Para Aura Angélica Hernández, magíster en antropología social y cultural de la Universidad de Antioquia, existen contextos culturales arraigados en las comunidades que realizan las corralejas que revelan tradiciones incomprensibles para quienes viven en las ciudades.

“Este juego tauromáquico que nace en la Colonia y se ha mantenido vivo en regiones campesinas apartadas, donde ha tenido transformaciones, se ha vuelto un espectáculo masivo y también comercial en el que convergen todas las clases sociales: la gente pobre que, por unos pesos, se arriesga en la arena al enfrentarse al animal, y los adinerados que desde las gradas avivan la fiesta tirándoles dulces e incluso plata. Todo esto en medio de un espectáculo atravesado por el licor y la euforia. Una de estas personas me decía: ‘Arriba están los patrones, abajo los indios y los negros’. El patrón es el que pone el toro y el caballo, y derribar al animal puede representar un triunfo del oprimido sobre el poderoso. Para los habitantes de esta región, actuar en una corraleja es un acto heroico; si el toro te cornea, muestras tu herida. La gente del campo espera con ansias esta fiesta”, explica la experta.

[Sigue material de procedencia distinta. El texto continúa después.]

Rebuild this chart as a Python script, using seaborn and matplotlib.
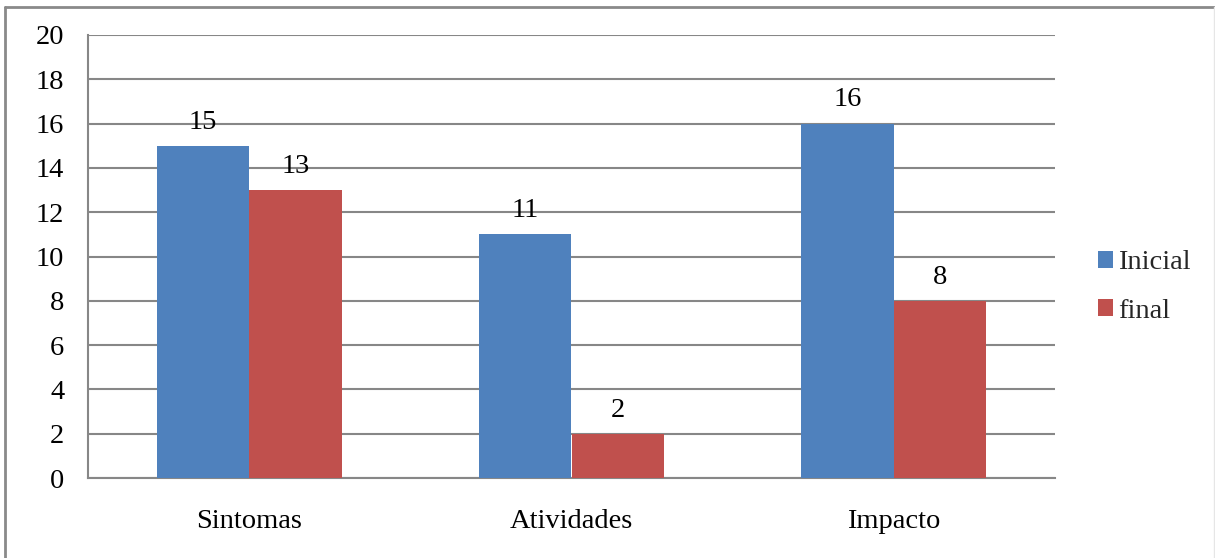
import matplotlib
matplotlib.use("Agg")
import matplotlib.pyplot as plt
import seaborn as sns
import pandas as pd
from matplotlib.patches import Patch
from matplotlib.lines import Line2D

categories = ["Sintomas", "Atividades", "Impacto"]
series_names = ["Inicial", "final"]
inicial = [15, 11, 16]
final = [13, 2, 8]
y_ticks = list(range(0, 21, 2))

colors = ["#4F81BD", "#C0504D"]
grid_color = "#878787"

sns.set_theme(style="white")
plt.rcParams["font.family"] = ["Liberation Serif", "DejaVu Serif"]
FS = 20.5

df = pd.DataFrame({
    "categoria": categories * 2,
    "serie": [series_names[0]] * 3 + [series_names[1]] * 3,
    "valor": inicial + final,
})

W, H = 1215, 558
fig = plt.figure(figsize=(W / 100, H / 100), dpi=100)
ax = fig.add_axes([88 / W, (H - 478) / H, (1055 - 88) / W, (478 - 35) / H])

sns.barplot(data=df, x="categoria", y="valor", hue="serie", order=categories,
            hue_order=series_names, palette=colors, width=0.574, gap=0,
            saturation=1, errorbar=None, legend=False, ax=ax, zorder=3,
            linewidth=0, edgecolor="none")

for container in ax.containers:
    ax.bar_label(container, fmt="%g", padding=8, fontsize=FS, color="black", zorder=4)

ax.set_xlim(-0.5, 2.5)
ax.set_ylim(0, 20)
ax.set_yticks(y_ticks)
ax.set_yticklabels([str(v) for v in y_ticks], fontsize=FS, color="black")
ax.set_xticks(range(len(categories)))
ax.set_xticklabels(categories, fontsize=FS, color="black")
ax.set_xticks([-0.5, 0.5, 1.5, 2.5], minor=True)
ax.tick_params(axis="x", which="major", length=0, pad=22)
ax.tick_params(axis="x", which="minor", length=8, width=1.5, color=grid_color, direction="out")
ax.tick_params(axis="y", which="major", length=8, width=1.5, color=grid_color, direction="out", pad=9)
ax.set_xlabel("")
ax.set_ylabel("")

ax.yaxis.grid(True, color=grid_color, linewidth=1.5, zorder=0)
ax.set_axisbelow(True)
for side in ["top", "right"]:
    ax.spines[side].set_visible(False)
for side in ["left", "bottom"]:
    ax.spines[side].set_color(grid_color)
    ax.spines[side].set_linewidth(1.5)

handles = [Patch(facecolor=c, edgecolor="none") for c in colors]
fig.legend(handles, series_names, loc="center left", bbox_to_anchor=(1098 / W, 1 - 287 / H),
           frameon=False, fontsize=FS, handlelength=0.52, handleheight=0.52,
           handletextpad=0.17, labelspacing=0.82, borderaxespad=0, borderpad=0)

# chart frame
fig.add_artist(Line2D([5 / W, 5 / W], [0, 1 - 7 / H], transform=fig.transFigure,
                      color="#8a8a8a", linewidth=2))
fig.add_artist(Line2D([5 / W, 1214 / W], [1 - 7 / H, 1 - 7 / H], transform=fig.transFigure,
                      color="#8a8a8a", linewidth=2))
fig.add_artist(Line2D([1214 / W, 1214 / W], [0, 1 - 7 / H], transform=fig.transFigure,
                      color="#e6e6e6", linewidth=1))

fig.savefig("out.png", dpi=100)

De acuerdo con Hernández, es claro que la distancia entre los contextos rurales y los urbanos hace que se dé un choque inevitable: quienes han crecido en el campo ganadero, explica, están bastante acostumbrados a matar las reses con las que se alimentan ellos y también muchos de quienes repudian las torturas. Para la gente del campo es normal ver cómo se degüella el ganado, y aunque tienen una relación distinta, más cercana, con el caballo, no deja de verlo como un animal que les presta un servicio y que si muere puede ser aprovechado. Del otro lado, para quienes crecieron en la ciudad y han tenido una mayor influencia de discursos sobre la protección animal y los derechos de los animales, que llegan desde Inglaterra y Estados Unidos, el hecho de matar uno públicamente debe ser condenado.

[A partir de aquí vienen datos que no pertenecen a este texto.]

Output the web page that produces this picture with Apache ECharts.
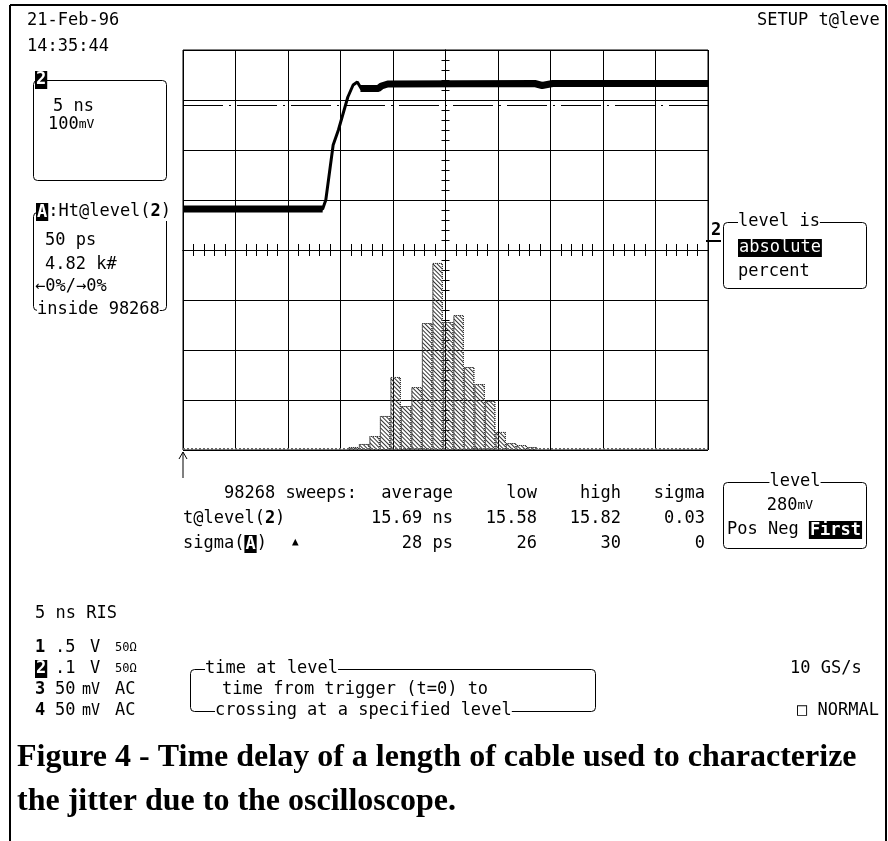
<!DOCTYPE html>
<html>
<head>
<meta charset="utf-8">
<script src="https://cdn.jsdelivr.net/npm/echarts@6/dist/echarts.min.js"></script>
<style>
html, body { margin: 0; padding: 0; background: #fff; }
#main { width: 888px; height: 841px; }
</style>
</head>
<body>
<div id="main"></div>
<script>
// channel 2 trace, [time ns from trigger, mV]
var edgeTrace = [[0, 72], [13.3, 72], [13.6, 90], [14.3, 200], [14.8, 230], [15.7, 296], [16.2, 320], [16.6, 326],
    [17.0, 312], [18.6, 312], [18.9, 318], [19.4, 322], [50, 323]];
var lowBand = [[0, 72], [13.3, 72]];
var highBand = [[16.9, 313], [18.6, 313], [18.9, 318], [19.5, 322], [33.5, 323], [34.2, 319], [35.2, 323], [50, 323]];
var levelMv = 280;

// histogram of t@level, bin centre (ps across the screen) and count
var binCenters = [162.5, 172.5, 182.5, 192.5, 202.5, 212.5, 222.5, 232.5, 242.5, 252.5, 262.5, 272.5, 282.5, 292.5, 302.5, 312.5, 322.5, 332.5];
var binCounts = [290, 580, 1350, 3280, 7040, 4240, 6070, 12240, 18030, 12340, 13010, 8000, 6360, 4720, 1740, 670, 480, 290];

// read-outs
var statHeads = ['average', 'low', 'high', 'sigma'];
var statLevel = ['15.69 ns', '15.58', '15.82', '0.03'];
var statSigma = ['28 ps', '26', '30', '0'];

var MONO = '"DejaVu Sans Mono", monospace';
var chart = echarts.init(document.getElementById('main'));

function txt(x, y, s, o) {
    o = o || {};
    return {
        type: 'text', x: x, y: y, z: 20,
        style: {
            text: s,
            font: (o.weight || 'normal') + ' ' + (o.size || 17) + 'px ' + (o.family || MONO),
            fill: o.fill || '#000',
            textAlign: o.align || 'left',
            textVerticalAlign: 'middle',
            backgroundColor: o.bg,
            padding: o.pad,
            rich: o.rich
        }
    };
}
function box(x, y, w, h) {
    return { type: 'rect', z: 10, shape: { x: x + 0.5, y: y + 0.5, width: w, height: h, r: 4 },
        style: { fill: null, stroke: '#000', lineWidth: 1 } };
}
function seg(x1, y1, x2, y2, w) {
    return { type: 'line', z: 10, shape: { x1: x1, y1: y1, x2: x2, y2: y2 }, style: { stroke: '#000', lineWidth: w || 1 } };
}
var rich = {
    n: { font: '17px ' + MONO, fill: '#000' },
    b: { font: 'bold 17px ' + MONO, fill: '#000' },
    inv: { font: 'bold 17px ' + MONO, fill: '#fff', backgroundColor: '#000', padding: [1, 1, 0, 1] },
    s: { font: '13px ' + MONO, fill: '#000' }
};

var g = [];
// frame
g.push(seg(10, 5, 10, 841, 2), seg(10, 5, 886, 5, 2), seg(886, 5, 886, 841, 2));
g.push(txt(27, 21, '21-Feb-96'), txt(27, 47, '14:35:44'), txt(757, 21, 'SETUP t@leve'));

// trace box
g.push(box(33, 80, 133, 100));
g.push(txt(35, 80, '2', { weight: 'bold', fill: '#fff', bg: '#000', pad: [1, 1, 0, 1] }));
g.push(txt(53, 107, '5 ns'));
g.push(txt(48, 125, '{n|100}{s|mV}', { rich: rich }));

// histogram box
g.push(box(33, 212, 133, 98));
g.push(txt(36, 212, '{inv|A}{n|:Ht@level(}{b|2}{n|)}', { rich: rich, bg: '#fff' }));
g.push(txt(45, 241, '50 ps'), txt(45, 265, '4.82 k#'));
g.push(txt(35, 287, '←0%/→0%', { bg: '#fff' }));
g.push(txt(37, 310, 'inside 98268', { bg: '#fff' }));

// level is
g.push(txt(711, 231, '2', { weight: 'bold' }), seg(706, 241, 721, 241, 2));
g.push(box(723, 222, 143, 66));
g.push(txt(738, 222, 'level is', { bg: '#fff' }));
g.push(txt(738, 248, 'absolute', { fill: '#fff', bg: '#000', pad: [1, 1, 0, 1] }));
g.push(txt(738, 272, 'percent'));

// trigger arrow
g.push(seg(183, 452, 183, 478), { type: 'polyline', z: 10, shape: { points: [[179, 459], [183, 452], [187, 459]] },
    style: { stroke: '#000', lineWidth: 1, fill: null } });

// statistics
var colR = [453, 537, 621, 705];
g.push(txt(224, 494, '98268 sweeps:'));
g.push(txt(183, 519, '{n|t@level(}{b|2}{n|)}', { rich: rich }));
g.push(txt(183, 544, '{n|sigma(}{inv|A}{n|)}', { rich: rich }));
g.push(txt(292, 542, '▲', { size: 11 }));
for (var i = 0; i < 4; i++) {
    g.push(txt(colR[i], 494, statHeads[i], { align: 'right' }));
    g.push(txt(colR[i], 519, statLevel[i], { align: 'right' }));
    g.push(txt(colR[i], 544, statSigma[i], { align: 'right' }));
}

// level box
g.push(box(723, 482, 143, 66));
g.push(txt(795, 482, 'level', { align: 'center', bg: '#fff' }));
g.push(txt(790, 506, '{n|280}{s|mV}', { rich: rich, align: 'center' }));
g.push(txt(727, 530, '{n|Pos Neg }{inv|First}', { rich: rich }));

// channel list
g.push(txt(35, 614, '5 ns RIS'));
var chY = [648, 669, 690, 711];
var chVal = ['.5', '.1', '50', '50'];
var chUnit = ['V', 'V', 'mV', 'mV'];
var chCpl = ['50Ω', '50Ω', 'AC', 'AC'];
for (var k = 0; k < 4; k++) {
    if (k === 1) g.push(txt(35, chY[k], '2', { weight: 'bold', fill: '#fff', bg: '#000', pad: [1, 1, 0, 1] }));
    else g.push(txt(35, chY[k], String(k + 1), { weight: 'bold' }));
    g.push(txt(55, chY[k], chVal[k]));
    g.push(txt(k < 2 ? 90 : 82, chY[k], chUnit[k], { size: k < 2 ? 17 : 15 }));
    g.push(txt(115, chY[k], chCpl[k], { size: k < 2 ? 12 : 17 }));
}
g.push(box(190, 669, 405, 42));
g.push(txt(205, 669, 'time at level', { bg: '#fff' }));
g.push(txt(222, 690, 'time from trigger (t=0) to'));
g.push(txt(215, 711, 'crossing at a specified level', { bg: '#fff' }));
g.push(txt(790, 669, '10 GS/s'), txt(797, 711, '□ NORMAL'));

// caption
var CAP = { family: '"Liberation Serif", serif', weight: 'bold', size: 32 };
g.push(txt(17, 758, 'Figure 4 - Time delay of a length of cable used to characterize', CAP));
g.push(txt(17, 802, 'the jitter due to the oscilloscope.', CAP));

function gratX(pos) {
    return {
        gridIndex: 0, type: 'value', min: -5, max: 5, interval: 1, position: pos,
        axisLine: { onZero: true, lineStyle: { color: '#000', width: 1 } },
        axisTick: { show: true, length: 6, lineStyle: { color: '#000' } },
        minorTick: { show: true, splitNumber: 5, length: 6, lineStyle: { color: '#000' } },
        splitLine: { show: pos === 'bottom', lineStyle: { color: '#000', width: 1 } },
        axisLabel: { show: false }
    };
}
function gratY(pos) {
    return {
        gridIndex: 0, type: 'value', min: -4, max: 4, interval: 1, position: pos,
        axisLine: { onZero: true, lineStyle: { color: '#000', width: 1 } },
        axisTick: { show: true, length: 4, lineStyle: { color: '#000' } },
        minorTick: { show: true, splitNumber: 5, length: 4, lineStyle: { color: '#000' } },
        splitLine: { show: pos === 'left', lineStyle: { color: '#000', width: 1 } },
        axisLabel: { show: false }
    };
}

var option = {
    animation: false,
    backgroundColor: '#fff',
    grid: [
        { left: 183, top: 50, width: 525, height: 400, show: true, borderColor: '#000', borderWidth: 1, containLabel: false, outerBoundsMode: 'none' },
        { left: 183, top: 50, width: 525, height: 200, containLabel: false, outerBoundsMode: 'none' },
        { left: 183, top: 250, width: 525, height: 200, containLabel: false, outerBoundsMode: 'none' }
    ],
    xAxis: [
        gratX('bottom'), gratX('top'),
        { gridIndex: 1, type: 'value', min: 0, max: 50, show: false },
        { gridIndex: 2, type: 'value', min: 0, max: 500, show: false }
    ],
    yAxis: [
        gratY('left'), gratY('right'),
        { gridIndex: 1, type: 'value', min: -10, max: 390, show: false },
        { gridIndex: 2, type: 'value', min: 0, max: 19280, show: false }
    ],
    series: [
        {
            type: 'bar', xAxisIndex: 3, yAxisIndex: 3, z: 1,
            data: binCenters.map(function (c, i) { return [c, binCounts[i]]; }),
            barWidth: 10.5,
            itemStyle: {
                color: 'rgba(255,255,255,0)', borderColor: '#333', borderWidth: 1, borderType: 'dotted',
                decal: { symbol: 'rect', symbolSize: 1, dashArrayX: [1, 0], dashArrayY: [1, 2], rotation: Math.PI / 4, color: '#333', backgroundColor: null }
            },
            markLine: { silent: true, symbol: 'none', label: { show: false }, data: [{ yAxis: 110 }],
                lineStyle: { color: '#666', type: 'dotted', width: 2 } }
        },
        {
            type: 'line', xAxisIndex: 2, yAxisIndex: 2, data: edgeTrace, showSymbol: false,
            lineStyle: { color: '#000', width: 3 },
            markLine: { silent: true, symbol: 'none', label: { show: false }, data: [{ yAxis: levelMv }],
                lineStyle: { color: '#000', type: [40, 6, 2, 6], width: 1 } }
        },
        { type: 'line', xAxisIndex: 2, yAxisIndex: 2, data: lowBand, showSymbol: false, lineStyle: { color: '#000', width: 7 } },
        { type: 'line', xAxisIndex: 2, yAxisIndex: 2, data: highBand, showSymbol: false, lineStyle: { color: '#000', width: 7 } }
    ],
    graphic: { elements: g }
};
chart.setOption(option);
</script>
</body>
</html>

Paolo Vignolo, doctor en historia, profesor de la Universidad Nacional y quien ha investigado a fondo fiestas y carnavales colombianos, explica que estas celebraciones se convierten en escenarios particularmente interesantes porque reflejan las dinámicas sociales de un grupo y comunidad. En ellas se pueden ver muchas de las dinámicas y malestares que se dan en un territorio, pero que también están concebidas como espacios en los cuales las comunidades se desprenden de un exceso de energía acumulado que debe ser liberado.

“Los carnavales se caracterizan por el despilfarro, la embriaguez, el descontrol sexual y los rituales donde se queman símbolos o se sacrifican animales para liberar esos excesos. El gran debate es si el animal debe morir o no. En el caso del Carnaval de Barranquilla y en el del Diablo, en Riosucio (Caldas), se utilizan expresiones de muerte simbólica, como la quema del diablo o la muerte de Joselito. Pero para muchos resulta absurdo que las celebraciones no incluyan la sangre de un animal”.

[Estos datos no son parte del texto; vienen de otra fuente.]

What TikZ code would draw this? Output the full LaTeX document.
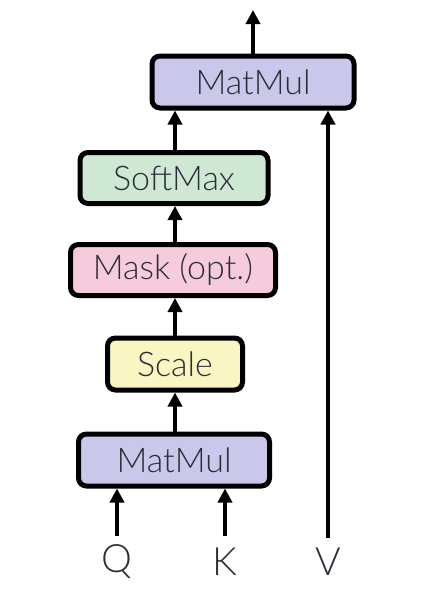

Mientras antropólogos como Aura Hernández dicen que en esta discusión se deben encontrar puntos medios, “teniendo en cuenta que hay que entender las costumbres y, aunque sean fuertes para nosotros, se debe respetar el hecho de que encierran tradiciones sociales, culturales e históricas”, otros expertos creen que se necesitan posturas más concretas.

Para el magistrado Enrique Gil Botero, quien se ha convertido en referente para los animalistas (por estar detrás del fallo que obligó a Manuel Elkin Patarroyo a cerrar su centro de investigaciones en el Amazonas hasta que garantice que los derechos de los monos con los que experimenta no volverían a ser vulnerados), es necesario que el país cambie sus paradigmas frente a los animales.

“Así como no es permitida la esclavitud o las olimpiadas en el imponente coliseo romano, que tampoco se permita someter a los animales —seres con sistemas nerviosos altamente desarrollados, similares en muchos eventos al de los humanos— a espectáculos en los que el humano satisface sus necesidades más primarias, donde se disfruta con el sufrimiento y sacrificio de seres animados capaces de experimentar placer, sufrimiento y lealtad”, ha sostenido el magistrado.

Si bien la discusión de la protección animal vs. las costumbres encierra un debate extenso, de puntos de vista complejos, en el país ya comienza a darse un debate público frente a la pregunta de si los animales tienen o no derechos.